In general, more genes departing from neutrality were found in P. mugo than in P. uncinata and P. uliginosa (Table 2). In our study, P. mugo populations covered much broader geographical areas exposed to a wider range of testing conditions as compared to the two other taxa. Unique patterns of intraspecific selection and divergence were found in P. mugo at ten loci including genes related to regulation of gene expression, cellular transport and metabolism. A subset of these genes also showed signatures of directional selection as reduced diversity within populations and higher linkage disequilibrium. Such a pattern of variation is expected for loci under selection that favours certain alleles underlying fitness-related adaptation. In previous genomic studies focusing on plant speciation, the proportion of loci identified as outliers ranged from 0.4 to 35.5% (Strasburg et al. 2012). For instance, 3.4% of outliers for divergence were found in Helianthus annuus and H. debilis (Ahrens et al. 2018; Scascitelli et al. 2010), 5–28% in Quercus robur and Q. petraea (Guichoux et al. 2013) and about 30% in hybrid zones of Populus alba and P. tremula (Lexer et al. 2010).

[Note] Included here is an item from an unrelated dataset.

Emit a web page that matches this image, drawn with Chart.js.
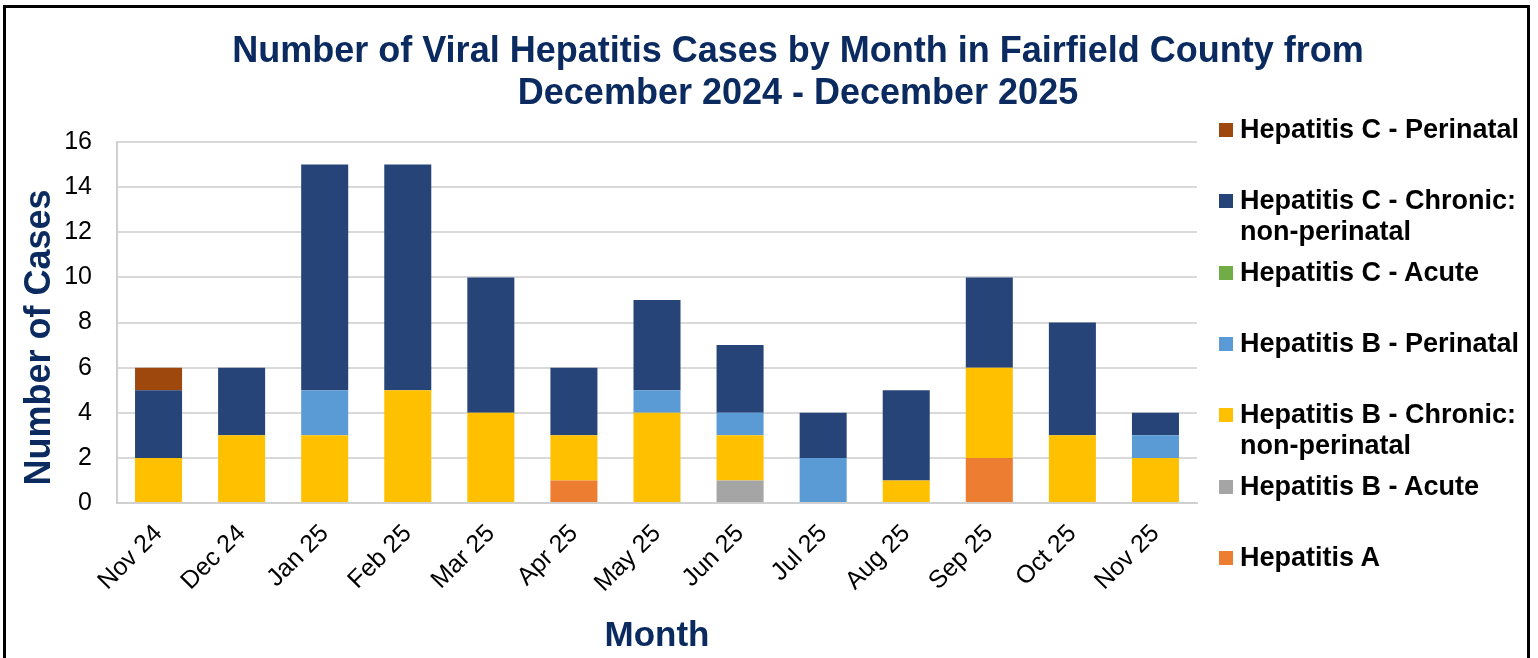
<!DOCTYPE html>
<html>
<head>
<meta charset="utf-8">
<script src="https://cdn.jsdelivr.net/npm/chart.js@4"></script>
<style>
  html, body { margin: 0; padding: 0; background: #fff; overflow: hidden; }
  #wrap { position: relative; width: 1538px; height: 658px; }
  #frame { position: absolute; left: 3px; top: 5px; width: 1527px; height: 700px; border: 3px solid #000; box-sizing: border-box; pointer-events: none; }
  #title { position: absolute; left: 198px; width: 1200px; top: 29px; text-align: center; white-space: nowrap;
    font: bold 36px "Liberation Sans", Arial, sans-serif; line-height: 42px; color: #0b2b60; }
  #legend { position: absolute; left: 1219px; top: 0; }
  .item { position: absolute; left: 0; width: 310px; font: bold 27px "Liberation Sans", Arial, sans-serif; line-height: 31px; color: #000; }
  .sw { position: absolute; left: 0; top: 9px; width: 14px; height: 14px; }
  .txt { position: absolute; left: 21px; top: 0; white-space: nowrap; }
  canvas { position: absolute; left: 0; top: 0; }
</style>
</head>
<body>
<div id="wrap">
  <canvas id="chart" width="1538" height="658"></canvas>
  <div id="title">Number of Viral Hepatitis Cases by Month in Fairfield County from<br>December 2024 - December 2025</div>
  <div id="legend"></div>
  <div id="frame"></div>
</div>
<script>
// Categories
const months = ["Nov 24", "Dec 24", "Jan 25", "Feb 25", "Mar 25", "Apr 25", "May 25",
  "Jun 25", "Jul 25", "Aug 25", "Sep 25", "Oct 25", "Nov 25"];

// Series values (stacked bottom to top)
const hepA          = [0, 0, 0, 0, 0, 1, 0, 0, 0, 0, 2, 0, 0];
const hepBAcute     = [0, 0, 0, 0, 0, 0, 0, 1, 0, 0, 0, 0, 0];
const hepBChronic   = [2, 3, 3, 5, 4, 2, 4, 2, 0, 1, 4, 3, 2];
const hepBPerinatal = [0, 0, 2, 0, 0, 0, 1, 1, 2, 0, 0, 0, 1];
const hepCAcute     = [0, 0, 0, 0, 0, 0, 0, 0, 0, 0, 0, 0, 0];
const hepCChronic   = [3, 3, 10, 10, 6, 3, 4, 3, 2, 4, 4, 5, 1];
const hepCPerinatal = [1, 0, 0, 0, 0, 0, 0, 0, 0, 0, 0, 0, 0];

// Y tick labels
const yTicks = [0, 2, 4, 6, 8, 10, 12, 14, 16];

const navy = "#0b2b60";
const font = '"Liberation Sans", Arial, sans-serif';

const datasets = [
  { label: "Hepatitis A", data: hepA, backgroundColor: "#ED7D31" },
  { label: "Hepatitis B - Acute", data: hepBAcute, backgroundColor: "#A5A5A5" },
  { label: "Hepatitis B - Chronic:\nnon-perinatal", data: hepBChronic, backgroundColor: "#FFC000" },
  { label: "Hepatitis B - Perinatal", data: hepBPerinatal, backgroundColor: "#5B9BD5" },
  { label: "Hepatitis C - Acute", data: hepCAcute, backgroundColor: "#70AD47" },
  { label: "Hepatitis C - Chronic:\nnon-perinatal", data: hepCChronic, backgroundColor: "#264478" },
  { label: "Hepatitis C - Perinatal", data: hepCPerinatal, backgroundColor: "#9E480E" },
];
datasets.forEach((d) => {
  d.barPercentage = 0.566;
  d.categoryPercentage = 1;
  d.borderWidth = 0;
});

const chart = new Chart(document.getElementById("chart"), {
  type: "bar",
  data: { labels: months, datasets: datasets },
  options: {
    responsive: false,
    animation: false,
    layout: { padding: { left: 8, right: 341, top: 142, bottom: 0 } },
    plugins: {
      legend: { display: false },
      title: { display: false },
      tooltip: { enabled: false },
    },
    scales: {
      x: {
        stacked: true,
        grid: { display: false, drawTicks: false },
        border: { display: true, color: "#d0d0d0", width: 2 },
        ticks: {
          color: "#000",
          font: { family: font, size: 25 },
          minRotation: 45,
          maxRotation: 45,
          autoSkip: false,
          padding: 16,
        },
        title: {
          display: true,
          text: "Month",
          color: navy,
          font: { family: font, size: 35, weight: "bold" },
          padding: { top: 0, bottom: 1 },
        },
        afterFit: (s) => { s.height = 155; },
      },
      y: {
        stacked: true,
        min: 0,
        max: 16,
        afterBuildTicks: (s) => { s.ticks = yTicks.map((v) => ({ value: v })); },
        grid: { color: "#d9d9d9", lineWidth: 2, drawTicks: false },
        border: { display: true, color: "#d0d0d0", width: 2 },
        ticks: {
          color: "#000",
          font: { family: font, size: 25 },
          padding: 25,
        },
        title: {
          display: true,
          text: "Number of Cases   ",
          color: navy,
          font: { family: font, size: 36, weight: "bold" },
          padding: { top: 10, bottom: 0 },
        },
        afterFit: (s) => { s.width = 109; },
      },
    },
  },
});

// Legend (top to bottom = reverse stack order)
const legendEl = document.getElementById("legend");
datasets.slice().reverse().forEach((d, i) => {
  const item = document.createElement("div");
  item.className = "item";
  item.style.top = (130 - 16 + i * 71.3) + "px";
  const sw = document.createElement("div");
  sw.className = "sw";
  sw.style.background = d.backgroundColor;
  const txt = document.createElement("div");
  txt.className = "txt";
  txt.innerHTML = d.label.split("\n").join("<br>");
  item.appendChild(sw);
  item.appendChild(txt);
  legendEl.appendChild(item);
});
</script>
</body>
</html>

In our dataset, the majority of loci that showed both evidence of selection in compound neutrality tests and an outlier pattern of differentiation at the within-taxon level also showed evidence of significant between-taxon divergence. Therefore, in part, selection has operated on both evolutionary and more recent, ecological timescales. However, not all genes that showed significant patterns of between-taxa divergence also showed evidence of selection within taxa and vice versa. Our study provides no evidence on convergent local adaptation among these closely related taxa. We found no gene that showed evidence of selection both within and between taxa, which may suggest that different loci play a role in local adaptation in different even closely related taxa.